Made from bamboo and corn fibre, Heyday pads are highly absorbent while being priced affordably and the founder claims they are a healthy and planet-friendly alternative to plastic pads.

Deepanjali says,

I strongly believe that we have two homes — our bodies and the environment — and we must take care of both.

Currently available in stores and pharmacies in the Delhi NCR, Gurugram, and Noida regions, the product will be available online in a couple of weeks, thereby becoming accessible to consumers across the country.

The problems the product is trying to solve

Indian women choose sanitary pads based on comfort and pricing, rarely realising the health hazards hidden in this essential product. Most commercially available napkins have a highly absorbent core that is drenched in chlorine bleach and other chemicals. Apart from causing discomfort, yeast infections, skin rashes and UTI, long-term usage can result in pelvic inflammatory disease, cervical cancer, and impaired fertility. In the Indian market, most brands do not identify the pH range, and there have been cases of products rejected by government regulations in the US or Europe being sold here.
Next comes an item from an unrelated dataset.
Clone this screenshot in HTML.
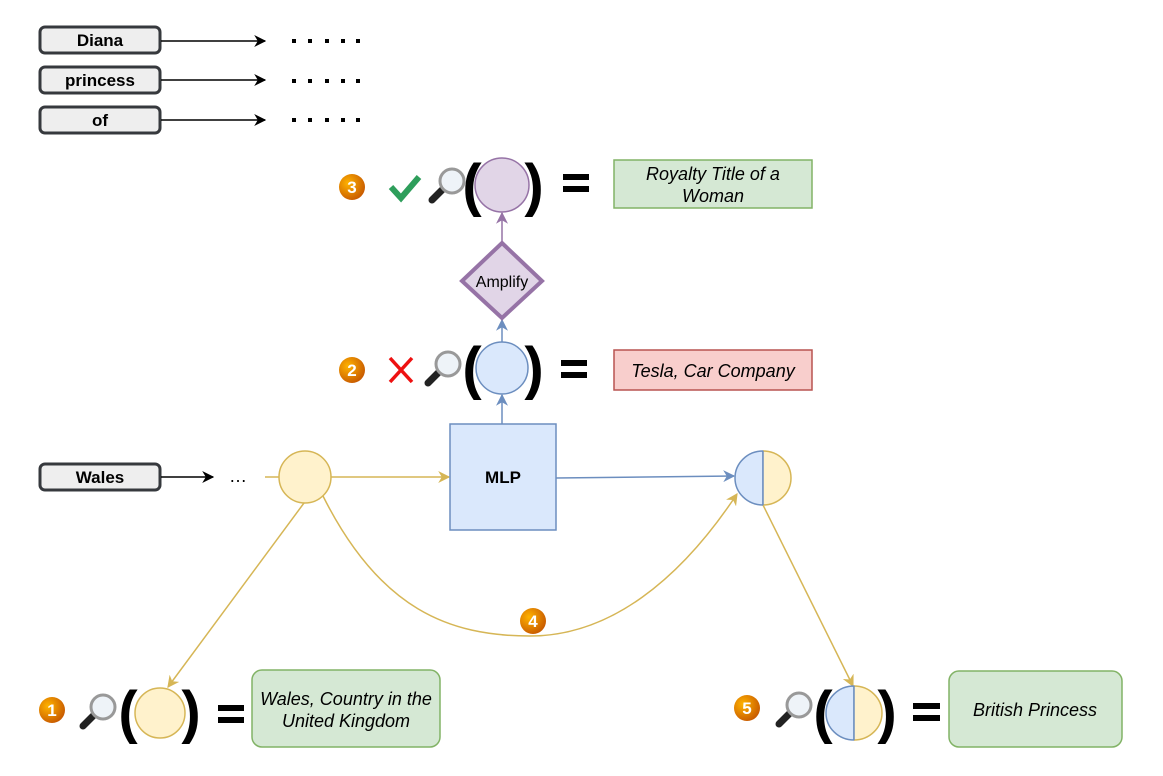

There is also the environmental factor to consider. Only 12 percent of the 355 million women of menstruating age in India can afford disposable sanitary napkins. However, these 42.6 million Indian women will throw away over 21 billion sanitary napkins into a landfill in their lives.

Since commercial pads are made up of over 90 percent plastic with super-absorbent polymers and non-woven plastic components, they are not biodegradable. Even incineration is problematic since the chemicals can release toxic gases upon burning. Sanitary waste that clogs up landfills becomes a breeding ground of bacteria such as Escherichia coli.

The entrepreneur’s story

An alumna of Delhi’s Carmel Convent School and Barnard College of Columbia University, New York, 25-year-old Deepanjali credits her education for the way she approaches business. “A small yet ambitious group of women thriving with an Ivy-League education in a place like Manhattan was an enriching experience that fuelled my passion to make a difference,” she says.

Deepanjali also worked for a Big-Four firm, Ernst and Young, as a financial consultant in New York for a year. Needless to say, she cut her teeth for business there. With Heyday, Deepanjali believes she has hit upon the perfect combination — a scalable business that will have a social impact.

heyday pads

Heyday is manufactured at international facilities in China and Finland where the napkins are produced in 12 production lines using highly specialised technology to ensure the ingredients are authentically organic and biodegradable.

The technology that is required to produce a napkin and napkin cover made from natural plant-based fibres has taken years to develop. Creating the product prototype required intensive testing to establish the right combination of bamboo fibre for high absorbing capacity and antibacterial properties along with corn starch for the softness of the pads.

Deepanjali says,

We wanted to use organic raw materials to ensure that chemicals and pesticides that cause infections and diseases could be kept away from contact with the skin. For this we found areas where bamboo and corn had been grown organically, keeping the soil chemical-free for over a decade. A lot of thought and care has gone into producing a superior-quality and safe finished product.

The other players

Most of the natural sanitary pad units are located in small towns and are aimed at rural women. Saathi pads, Soukhyam in Kerala, Sakhi pads in Vadodara, and Aakar Foundation’s Anandi pads are a few such eco-friendly, low-cost, biodegradable sanitary napkin brands. Among quality brands aimed at urban women, there is Nisha Bains’ Purganics and international brands like Organyc and Natracare. For Heyday, the differentiator right now is the pricing, which is lower than is usual for the organic segment. Deepanjali has kept the costs highly competitive, in the range of Rs 79 to Rs 165 for packs of seven and 14 respectively, since Heyday is a new entrant. Her aim right now is to get the customer base familiarised with the product.